Below are records to repeat exactly. Omit the pictures from the copy.

--------------------

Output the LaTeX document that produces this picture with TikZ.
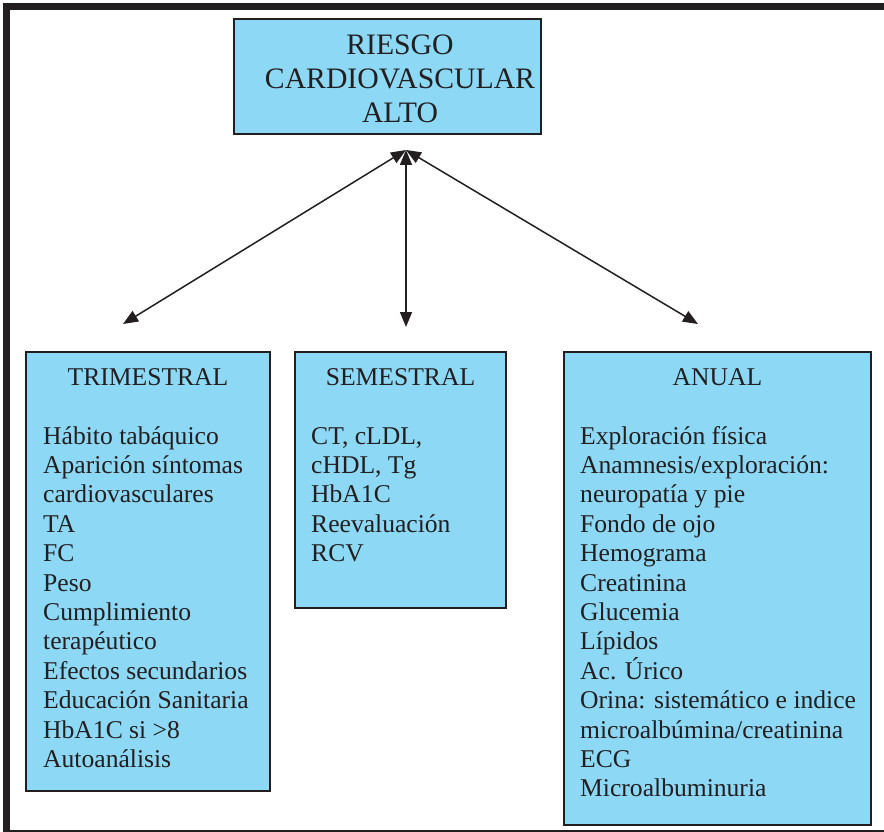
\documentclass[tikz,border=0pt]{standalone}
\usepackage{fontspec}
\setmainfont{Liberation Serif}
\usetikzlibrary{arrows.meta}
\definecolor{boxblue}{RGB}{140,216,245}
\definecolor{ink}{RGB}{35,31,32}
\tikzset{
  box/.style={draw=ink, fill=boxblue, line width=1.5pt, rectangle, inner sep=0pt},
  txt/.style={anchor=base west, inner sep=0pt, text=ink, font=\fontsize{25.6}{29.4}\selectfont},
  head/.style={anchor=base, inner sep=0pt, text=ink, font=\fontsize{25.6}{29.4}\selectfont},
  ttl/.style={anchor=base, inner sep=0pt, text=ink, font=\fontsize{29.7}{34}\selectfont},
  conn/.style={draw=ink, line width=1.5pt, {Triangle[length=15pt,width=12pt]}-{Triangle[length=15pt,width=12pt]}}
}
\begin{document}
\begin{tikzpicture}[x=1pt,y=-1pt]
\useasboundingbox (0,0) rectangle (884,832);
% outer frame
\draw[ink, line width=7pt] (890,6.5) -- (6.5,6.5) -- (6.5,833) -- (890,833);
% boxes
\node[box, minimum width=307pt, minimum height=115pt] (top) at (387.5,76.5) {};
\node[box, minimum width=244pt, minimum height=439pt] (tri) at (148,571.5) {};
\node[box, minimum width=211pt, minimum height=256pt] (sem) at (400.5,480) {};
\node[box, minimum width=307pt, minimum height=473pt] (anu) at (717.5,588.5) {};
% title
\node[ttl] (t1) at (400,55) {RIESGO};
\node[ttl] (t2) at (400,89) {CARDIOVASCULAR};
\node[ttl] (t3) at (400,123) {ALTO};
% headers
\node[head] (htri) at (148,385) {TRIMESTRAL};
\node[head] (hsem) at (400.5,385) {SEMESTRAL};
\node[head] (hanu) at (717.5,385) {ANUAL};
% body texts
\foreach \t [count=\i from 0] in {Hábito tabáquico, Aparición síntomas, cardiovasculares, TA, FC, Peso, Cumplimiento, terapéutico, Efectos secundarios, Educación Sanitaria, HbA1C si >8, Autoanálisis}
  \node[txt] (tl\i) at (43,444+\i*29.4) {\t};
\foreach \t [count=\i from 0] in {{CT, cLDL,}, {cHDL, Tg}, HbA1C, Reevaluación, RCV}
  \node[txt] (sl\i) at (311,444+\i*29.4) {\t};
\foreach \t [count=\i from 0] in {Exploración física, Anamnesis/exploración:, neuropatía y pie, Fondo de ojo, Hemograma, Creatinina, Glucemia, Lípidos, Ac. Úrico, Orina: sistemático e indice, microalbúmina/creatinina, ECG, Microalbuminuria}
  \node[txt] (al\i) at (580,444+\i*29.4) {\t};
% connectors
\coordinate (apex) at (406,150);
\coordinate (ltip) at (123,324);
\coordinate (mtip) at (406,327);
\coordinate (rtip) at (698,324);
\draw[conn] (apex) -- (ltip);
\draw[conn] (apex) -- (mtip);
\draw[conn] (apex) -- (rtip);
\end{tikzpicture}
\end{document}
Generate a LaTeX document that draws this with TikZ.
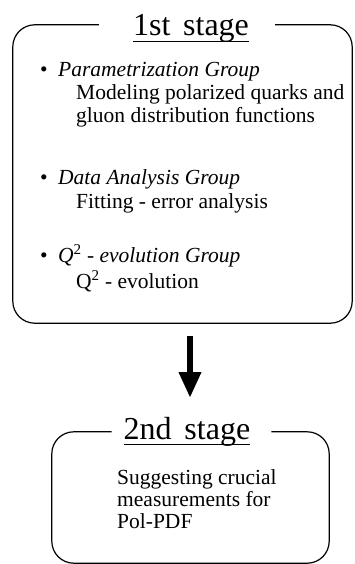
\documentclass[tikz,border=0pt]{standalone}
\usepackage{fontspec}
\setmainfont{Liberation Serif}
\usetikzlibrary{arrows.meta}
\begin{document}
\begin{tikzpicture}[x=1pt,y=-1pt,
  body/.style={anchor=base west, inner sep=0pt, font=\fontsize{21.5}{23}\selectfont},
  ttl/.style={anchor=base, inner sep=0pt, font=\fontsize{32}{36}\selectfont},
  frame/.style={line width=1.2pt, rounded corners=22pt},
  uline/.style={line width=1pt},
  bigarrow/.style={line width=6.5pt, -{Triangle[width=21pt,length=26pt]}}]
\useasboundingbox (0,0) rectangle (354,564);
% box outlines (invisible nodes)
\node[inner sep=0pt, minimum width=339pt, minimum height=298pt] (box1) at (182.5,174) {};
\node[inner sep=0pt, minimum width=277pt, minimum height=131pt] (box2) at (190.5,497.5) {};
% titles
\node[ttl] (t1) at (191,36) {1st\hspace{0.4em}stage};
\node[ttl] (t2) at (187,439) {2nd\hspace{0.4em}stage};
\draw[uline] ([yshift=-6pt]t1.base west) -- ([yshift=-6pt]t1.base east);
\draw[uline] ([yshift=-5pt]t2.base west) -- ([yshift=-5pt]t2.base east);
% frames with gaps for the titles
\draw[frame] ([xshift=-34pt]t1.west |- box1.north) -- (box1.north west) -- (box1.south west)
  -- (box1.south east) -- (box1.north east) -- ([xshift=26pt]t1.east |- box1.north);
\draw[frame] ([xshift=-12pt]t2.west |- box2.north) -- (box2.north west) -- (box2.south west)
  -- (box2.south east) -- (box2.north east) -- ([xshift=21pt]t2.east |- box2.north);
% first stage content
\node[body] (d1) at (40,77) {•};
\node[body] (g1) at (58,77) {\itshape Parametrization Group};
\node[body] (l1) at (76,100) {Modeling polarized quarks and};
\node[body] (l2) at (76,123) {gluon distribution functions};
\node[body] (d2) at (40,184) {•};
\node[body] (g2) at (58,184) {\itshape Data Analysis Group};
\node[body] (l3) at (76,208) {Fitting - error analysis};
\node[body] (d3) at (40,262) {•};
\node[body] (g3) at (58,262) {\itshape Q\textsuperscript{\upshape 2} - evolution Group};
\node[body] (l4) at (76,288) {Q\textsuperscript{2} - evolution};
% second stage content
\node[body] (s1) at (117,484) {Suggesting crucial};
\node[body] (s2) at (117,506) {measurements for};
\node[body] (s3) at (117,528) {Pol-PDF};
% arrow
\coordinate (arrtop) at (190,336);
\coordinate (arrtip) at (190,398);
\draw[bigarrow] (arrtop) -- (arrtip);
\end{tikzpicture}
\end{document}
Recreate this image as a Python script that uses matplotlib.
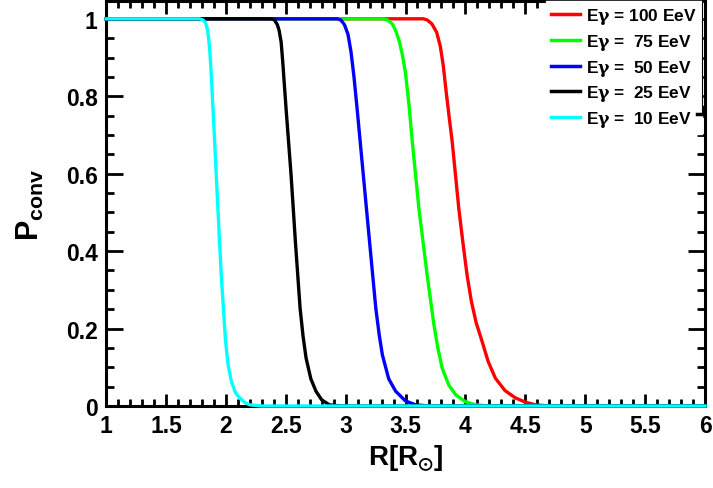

--------------------

SOLUTION TO THE EXERCISE:
Output the LaTeX document that produces this picture with TikZ.
\documentclass[tikz,border=0pt]{standalone}
\usepackage{fontspec}
\setmainfont{Liberation Serif}
\usetikzlibrary{arrows.meta}
\definecolor{boxblue}{RGB}{140,216,245}
\definecolor{ink}{RGB}{35,31,32}
\tikzset{
  box/.style={draw=ink, fill=boxblue, line width=1.5pt, rectangle, inner sep=0pt},
  txt/.style={anchor=base west, inner sep=0pt, text=ink, font=\fontsize{25.6}{29.4}\selectfont},
  head/.style={anchor=base, inner sep=0pt, text=ink, font=\fontsize{25.6}{29.4}\selectfont},
  ttl/.style={anchor=base, inner sep=0pt, text=ink, font=\fontsize{29.7}{34}\selectfont},
  conn/.style={draw=ink, line width=1.5pt, {Triangle[length=15pt,width=12pt]}-{Triangle[length=15pt,width=12pt]}}
}
\begin{document}
\begin{tikzpicture}[x=1pt,y=-1pt]
\useasboundingbox (0,0) rectangle (884,832);
% outer frame
\draw[ink, line width=7pt] (890,6.5) -- (6.5,6.5) -- (6.5,833) -- (890,833);
% boxes
\node[box, minimum width=307pt, minimum height=115pt] (top) at (387.5,76.5) {};
\node[box, minimum width=244pt, minimum height=439pt] (tri) at (148,571.5) {};
\node[box, minimum width=211pt, minimum height=256pt] (sem) at (400.5,480) {};
\node[box, minimum width=307pt, minimum height=473pt] (anu) at (717.5,588.5) {};
% title
\node[ttl] (t1) at (400,55) {RIESGO};
\node[ttl] (t2) at (400,89) {CARDIOVASCULAR};
\node[ttl] (t3) at (400,123) {ALTO};
% headers
\node[head] (htri) at (148,385) {TRIMESTRAL};
\node[head] (hsem) at (400.5,385) {SEMESTRAL};
\node[head] (hanu) at (717.5,385) {ANUAL};
% body texts
\foreach \t [count=\i from 0] in {Hábito tabáquico, Aparición síntomas, cardiovasculares, TA, FC, Peso, Cumplimiento, terapéutico, Efectos secundarios, Educación Sanitaria, HbA1C si >8, Autoanálisis}
  \node[txt] (tl\i) at (43,444+\i*29.4) {\t};
\foreach \t [count=\i from 0] in {{CT, cLDL,}, {cHDL, Tg}, HbA1C, Reevaluación, RCV}
  \node[txt] (sl\i) at (311,444+\i*29.4) {\t};
\foreach \t [count=\i from 0] in {Exploración física, Anamnesis/exploración:, neuropatía y pie, Fondo de ojo, Hemograma, Creatinina, Glucemia, Lípidos, Ac. Úrico, Orina: sistemático e indice, microalbúmina/creatinina, ECG, Microalbuminuria}
  \node[txt] (al\i) at (580,444+\i*29.4) {\t};
% connectors
\coordinate (apex) at (406,150);
\coordinate (ltip) at (123,324);
\coordinate (mtip) at (406,327);
\coordinate (rtip) at (698,324);
\draw[conn] (apex) -- (ltip);
\draw[conn] (apex) -- (mtip);
\draw[conn] (apex) -- (rtip);
\end{tikzpicture}
\end{document}
Generate a LaTeX document that draws this with TikZ.
\documentclass[tikz,border=0pt]{standalone}
\usepackage{fontspec}
\setmainfont{Liberation Serif}
\usetikzlibrary{arrows.meta}
\begin{document}
\begin{tikzpicture}[x=1pt,y=-1pt,
  body/.style={anchor=base west, inner sep=0pt, font=\fontsize{21.5}{23}\selectfont},
  ttl/.style={anchor=base, inner sep=0pt, font=\fontsize{32}{36}\selectfont},
  frame/.style={line width=1.2pt, rounded corners=22pt},
  uline/.style={line width=1pt},
  bigarrow/.style={line width=6.5pt, -{Triangle[width=21pt,length=26pt]}}]
\useasboundingbox (0,0) rectangle (354,564);
% box outlines (invisible nodes)
\node[inner sep=0pt, minimum width=339pt, minimum height=298pt] (box1) at (182.5,174) {};
\node[inner sep=0pt, minimum width=277pt, minimum height=131pt] (box2) at (190.5,497.5) {};
% titles
\node[ttl] (t1) at (191,36) {1st\hspace{0.4em}stage};
\node[ttl] (t2) at (187,439) {2nd\hspace{0.4em}stage};
\draw[uline] ([yshift=-6pt]t1.base west) -- ([yshift=-6pt]t1.base east);
\draw[uline] ([yshift=-5pt]t2.base west) -- ([yshift=-5pt]t2.base east);
% frames with gaps for the titles
\draw[frame] ([xshift=-34pt]t1.west |- box1.north) -- (box1.north west) -- (box1.south west)
  -- (box1.south east) -- (box1.north east) -- ([xshift=26pt]t1.east |- box1.north);
\draw[frame] ([xshift=-12pt]t2.west |- box2.north) -- (box2.north west) -- (box2.south west)
  -- (box2.south east) -- (box2.north east) -- ([xshift=21pt]t2.east |- box2.north);
% first stage content
\node[body] (d1) at (40,77) {•};
\node[body] (g1) at (58,77) {\itshape Parametrization Group};
\node[body] (l1) at (76,100) {Modeling polarized quarks and};
\node[body] (l2) at (76,123) {gluon distribution functions};
\node[body] (d2) at (40,184) {•};
\node[body] (g2) at (58,184) {\itshape Data Analysis Group};
\node[body] (l3) at (76,208) {Fitting - error analysis};
\node[body] (d3) at (40,262) {•};
\node[body] (g3) at (58,262) {\itshape Q\textsuperscript{\upshape 2} - evolution Group};
\node[body] (l4) at (76,288) {Q\textsuperscript{2} - evolution};
% second stage content
\node[body] (s1) at (117,484) {Suggesting crucial};
\node[body] (s2) at (117,506) {measurements for};
\node[body] (s3) at (117,528) {Pol-PDF};
% arrow
\coordinate (arrtop) at (190,336);
\coordinate (arrtip) at (190,398);
\draw[bigarrow] (arrtop) -- (arrtip);
\end{tikzpicture}
\end{document}
Recreate this image as a Python script that uses matplotlib.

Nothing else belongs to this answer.